Afganistan’da, NATO müttefiklerinin Kararlı Destek Misyonu çerçevesinde ülkedeki birliklerini çektiklerini anımsatan Bahçeli, şöyle devam etti:
“Anlaşılan, ABD ve NATO’nun çekilme işlemi büyük oranda tamamlanmıştır. Afganistan’da giderek kötüleşen güvenlik durumu, salgın, ekonomik zorluklar ve kuraklık gibi nedenlerden dolayı insanlığın karşısına yeni bir göç dalgası çıktı. Son dönemde ülkelerini terk eden Afgan sayısı yüzde 50 artmıştır. Bana ulaşan bilgiler dahilinde şu verileri paylaşmak isterim, 2015’te Afganistan kaynaklı düzensiz göç sayısı 35 bin 921 iken bu rakam 2016’da 31 bin 360’a gerilemiş, 2017’de 45 bin 259’a çıkmış, 2018’de 100 bin 841’e sıçramış, 2019 yılında da 201 bin 437’ye ulaşmıştır. Salgının da etkisiyle 2020 yılında Afgan düzensiz göçmen sayısı 50 bin 161 olmuştur. Bu yılın Temmuz ayı ilk haftası itibariyle de, yakalanan Afgan düzensiz göçmen sayısı 25 bin 643’tür. Düzensiz göç, adı konmamış bir istiladır, demografik yapımıza kumpastır. Küresel ve bölgesel güçlerin bu düzensiz göçteki parmak izlerini iyi araştırmak gerekmektedir.

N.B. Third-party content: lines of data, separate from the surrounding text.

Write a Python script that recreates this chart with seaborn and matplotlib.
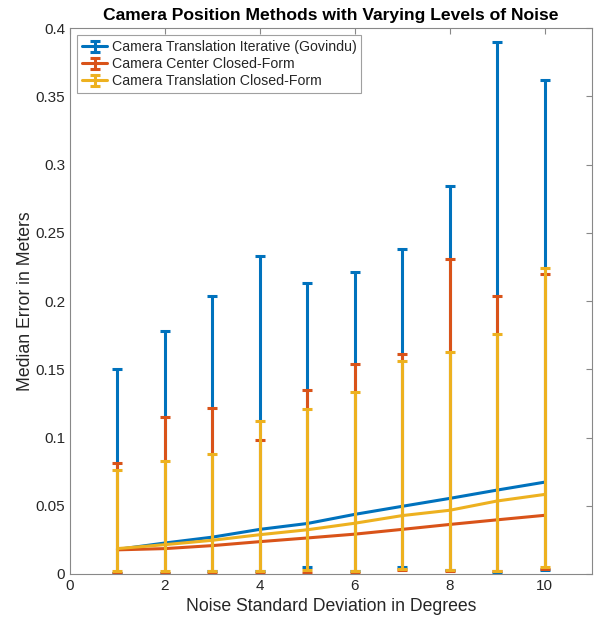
import numpy as np
import pandas as pd
import matplotlib
matplotlib.use("Agg")
import matplotlib.pyplot as plt
import seaborn as sns
from matplotlib.container import ErrorbarContainer
from matplotlib.legend_handler import HandlerErrorbar

# noise levels (degrees)
noise = [1, 2, 3, 4, 5, 6, 7, 8, 9, 10]

# median errors (meters)
govindu_med = [0.0180, 0.0227, 0.0270, 0.0327, 0.0370, 0.0437, 0.0496, 0.0554, 0.0615, 0.0673]
center_med = [0.0177, 0.0186, 0.0208, 0.0237, 0.0264, 0.0292, 0.0327, 0.0363, 0.0397, 0.0430]
trans_med = [0.0186, 0.0215, 0.0247, 0.0288, 0.0324, 0.0372, 0.0428, 0.0467, 0.0535, 0.0583]

# error bar ends (absolute values)
govindu_lo = [0.001, 0.001, 0.002, 0.002, 0.005, 0.002, 0.005, 0.003, 0.001, 0.003]
govindu_hi = [0.150, 0.178, 0.204, 0.233, 0.213, 0.221, 0.238, 0.284, 0.390, 0.362]
center_lo = [0.001, 0.001, 0.001, 0.001, 0.001, 0.001, 0.003, 0.002, 0.002, 0.004]
center_hi = [0.081, 0.115, 0.122, 0.098, 0.135, 0.154, 0.161, 0.231, 0.204, 0.220]
trans_lo = [0.002, 0.002, 0.002, 0.002, 0.003, 0.002, 0.004, 0.003, 0.002, 0.005]
trans_hi = [0.076, 0.083, 0.088, 0.112, 0.121, 0.133, 0.156, 0.163, 0.176, 0.224]

labels = ["Camera Translation Iterative (Govindu)",
          "Camera Center Closed-Form",
          "Camera Translation Closed-Form"]
colors = ["#0072BD", "#D95319", "#EDB120"]

xticks = [0, 2, 4, 6, 8, 10]
yticks = [0, 0.05, 0.1, 0.15, 0.2, 0.25, 0.3, 0.35, 0.4]
ytick_labels = ["0", "0.05", "0.1", "0.15", "0.2", "0.25", "0.3", "0.35", "0.4"]

sns.set_theme(style="white")
plt.rcParams["font.family"] = ["Liberation Sans", "DejaVu Sans"]
plt.rcParams["xtick.direction"] = "in"
plt.rcParams["ytick.direction"] = "in"

fig = plt.figure(figsize=(6.03, 6.21), dpi=100)
ax = fig.add_axes([0.116, 0.0757, 0.866, 0.879])

series = [
    (govindu_med, govindu_lo, govindu_hi),
    (center_med, center_lo, center_hi),
    (trans_med, trans_lo, trans_hi),
]

handles = []
for (med, lo, hi), lab, col in zip(series, labels, colors):
    df = pd.DataFrame({"noise": noise, "err": med})
    sns.lineplot(data=df, x="noise", y="err", color=col, linewidth=2.2, ax=ax, legend=False)
    line = ax.get_lines()[-1]
    med_a = np.array(med)
    yerr = [med_a - np.array(lo), np.array(hi) - med_a]
    eb = ax.errorbar(noise, med, yerr=yerr, fmt="none", ecolor=col, elinewidth=2.2,
                     capsize=3.5, capthick=2.2)
    handles.append((line, eb))

ax.set_xlim(0, 11)
ax.set_ylim(0, 0.4)
ax.set_xticks(xticks)
ax.set_yticks(yticks)
ax.set_yticklabels(ytick_labels)
ax.tick_params(axis="both", labelsize=11, length=4, width=0.8,
               top=True, right=True, labelcolor="#262626", color="#888888")
for s in ax.spines.values():
    s.set_color("#888888")
    s.set_linewidth(0.8)

ax.set_xlabel("Noise Standard Deviation in Degrees", fontsize=12.7, color="#262626", labelpad=4)
ax.set_ylabel("Median Error in Meters", fontsize=12.7, color="#262626", labelpad=1)
ax.set_title("Camera Position Methods with Varying Levels of Noise", fontsize=12.6,
             fontweight="bold", color="black", pad=6)

leg = ax.legend(handles, labels, loc="upper left", fontsize=10.2, frameon=True,
                fancybox=False, edgecolor="#888888", handlelength=1.8,
                borderaxespad=0.5, handletextpad=0.3, labelspacing=0.22,
                borderpad=0.35,
                handler_map={ErrorbarContainer: HandlerErrorbar(xerr_size=0.4, yerr_size=0.4)})
leg.get_frame().set_linewidth(0.8)

fig.savefig("out.png", dpi=100)
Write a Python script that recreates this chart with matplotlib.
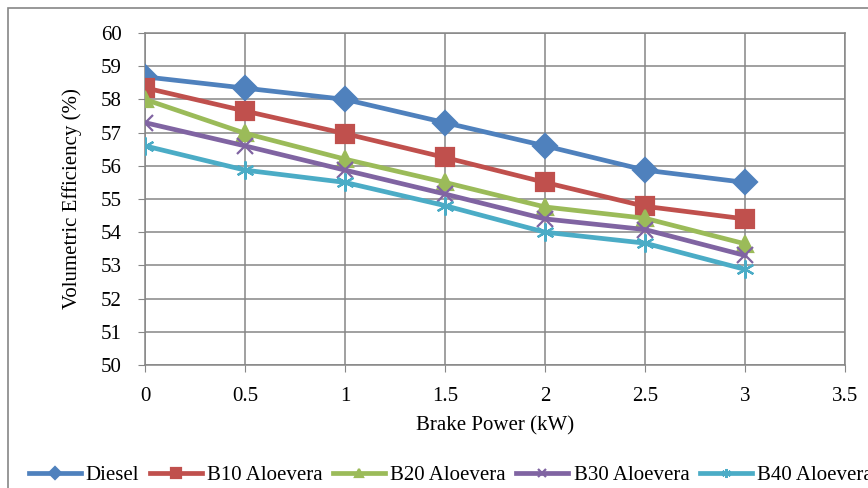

Tehlike alarm verici düzeydedir. Yapılan tahminler kapsamında ifade edersem, yakın gelecekte 1,25 milyon Afgan’ın İran’a, 1,2 milyon Afgan’ın ise Pakistan’a geçmesi bekleniyor. Asıl üzerinde durulması gereken risk ve tehdit ise bu göç hareketliliğinin nihai durağının Türkiye olacağı yönündeki yorum ve tahminlerdir.”